Task description: Render the material again word for word, skipping the pictures in it.

· · · · · · ·

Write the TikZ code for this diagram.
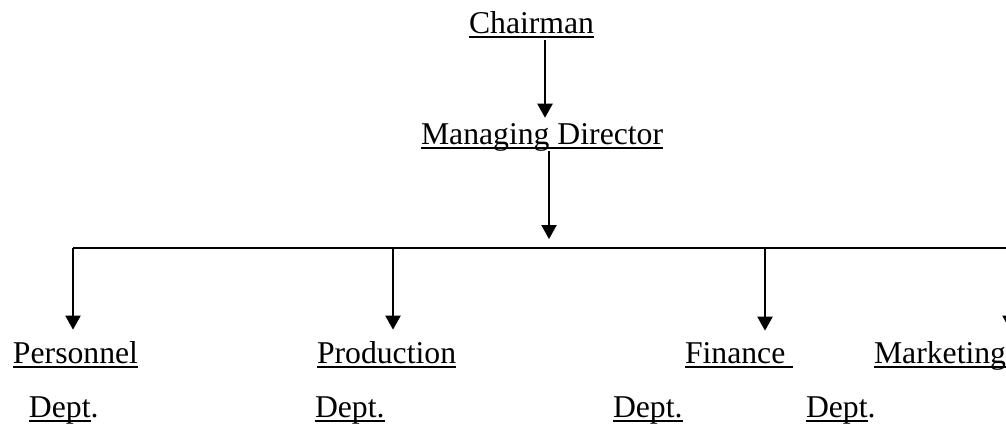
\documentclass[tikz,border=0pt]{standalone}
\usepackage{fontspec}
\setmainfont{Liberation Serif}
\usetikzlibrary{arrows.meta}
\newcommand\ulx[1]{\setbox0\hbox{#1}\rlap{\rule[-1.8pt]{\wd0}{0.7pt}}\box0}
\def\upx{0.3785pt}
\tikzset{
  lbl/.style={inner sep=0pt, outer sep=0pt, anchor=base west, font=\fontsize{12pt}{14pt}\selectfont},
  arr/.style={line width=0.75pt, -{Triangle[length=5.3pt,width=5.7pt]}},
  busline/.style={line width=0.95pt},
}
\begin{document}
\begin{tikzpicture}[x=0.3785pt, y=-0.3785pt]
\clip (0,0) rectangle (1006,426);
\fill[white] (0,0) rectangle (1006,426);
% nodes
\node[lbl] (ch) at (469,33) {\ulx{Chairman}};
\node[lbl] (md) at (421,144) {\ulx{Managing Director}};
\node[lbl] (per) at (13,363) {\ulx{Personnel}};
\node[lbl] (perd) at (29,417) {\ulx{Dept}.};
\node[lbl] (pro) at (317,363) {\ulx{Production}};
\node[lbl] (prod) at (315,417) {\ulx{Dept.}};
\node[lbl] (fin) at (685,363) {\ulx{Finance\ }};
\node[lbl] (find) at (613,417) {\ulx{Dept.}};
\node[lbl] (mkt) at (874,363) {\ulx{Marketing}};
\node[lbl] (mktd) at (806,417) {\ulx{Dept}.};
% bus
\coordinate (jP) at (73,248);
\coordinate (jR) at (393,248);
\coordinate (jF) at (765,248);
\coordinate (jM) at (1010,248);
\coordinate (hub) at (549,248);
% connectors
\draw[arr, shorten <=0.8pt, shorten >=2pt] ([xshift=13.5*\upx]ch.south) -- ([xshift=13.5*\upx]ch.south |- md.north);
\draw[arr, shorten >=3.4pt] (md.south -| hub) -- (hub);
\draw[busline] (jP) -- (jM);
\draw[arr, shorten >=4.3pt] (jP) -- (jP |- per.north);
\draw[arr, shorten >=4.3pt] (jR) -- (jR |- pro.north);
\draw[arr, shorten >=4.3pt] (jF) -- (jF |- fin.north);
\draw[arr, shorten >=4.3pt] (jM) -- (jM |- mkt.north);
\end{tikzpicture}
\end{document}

· · · · · · ·

Worked solution:
Write the TikZ code for this diagram.
\documentclass[tikz,border=0pt]{standalone}
\usepackage{fontspec}
\setmainfont{Liberation Serif}
\usetikzlibrary{arrows.meta}
\newcommand\ulx[1]{\setbox0\hbox{#1}\rlap{\rule[-1.8pt]{\wd0}{0.7pt}}\box0}
\def\upx{0.3785pt}
\tikzset{
  lbl/.style={inner sep=0pt, outer sep=0pt, anchor=base west, font=\fontsize{12pt}{14pt}\selectfont},
  arr/.style={line width=0.75pt, -{Triangle[length=5.3pt,width=5.7pt]}},
  busline/.style={line width=0.95pt},
}
\begin{document}
\begin{tikzpicture}[x=0.3785pt, y=-0.3785pt]
\clip (0,0) rectangle (1006,426);
\fill[white] (0,0) rectangle (1006,426);
% nodes
\node[lbl] (ch) at (469,33) {\ulx{Chairman}};
\node[lbl] (md) at (421,144) {\ulx{Managing Director}};
\node[lbl] (per) at (13,363) {\ulx{Personnel}};
\node[lbl] (perd) at (29,417) {\ulx{Dept}.};
\node[lbl] (pro) at (317,363) {\ulx{Production}};
\node[lbl] (prod) at (315,417) {\ulx{Dept.}};
\node[lbl] (fin) at (685,363) {\ulx{Finance\ }};
\node[lbl] (find) at (613,417) {\ulx{Dept.}};
\node[lbl] (mkt) at (874,363) {\ulx{Marketing}};
\node[lbl] (mktd) at (806,417) {\ulx{Dept}.};
% bus
\coordinate (jP) at (73,248);
\coordinate (jR) at (393,248);
\coordinate (jF) at (765,248);
\coordinate (jM) at (1010,248);
\coordinate (hub) at (549,248);
% connectors
\draw[arr, shorten <=0.8pt, shorten >=2pt] ([xshift=13.5*\upx]ch.south) -- ([xshift=13.5*\upx]ch.south |- md.north);
\draw[arr, shorten >=3.4pt] (md.south -| hub) -- (hub);
\draw[busline] (jP) -- (jM);
\draw[arr, shorten >=4.3pt] (jP) -- (jP |- per.north);
\draw[arr, shorten >=4.3pt] (jR) -- (jR |- pro.north);
\draw[arr, shorten >=4.3pt] (jF) -- (jF |- fin.north);
\draw[arr, shorten >=4.3pt] (jM) -- (jM |- mkt.north);
\end{tikzpicture}
\end{document}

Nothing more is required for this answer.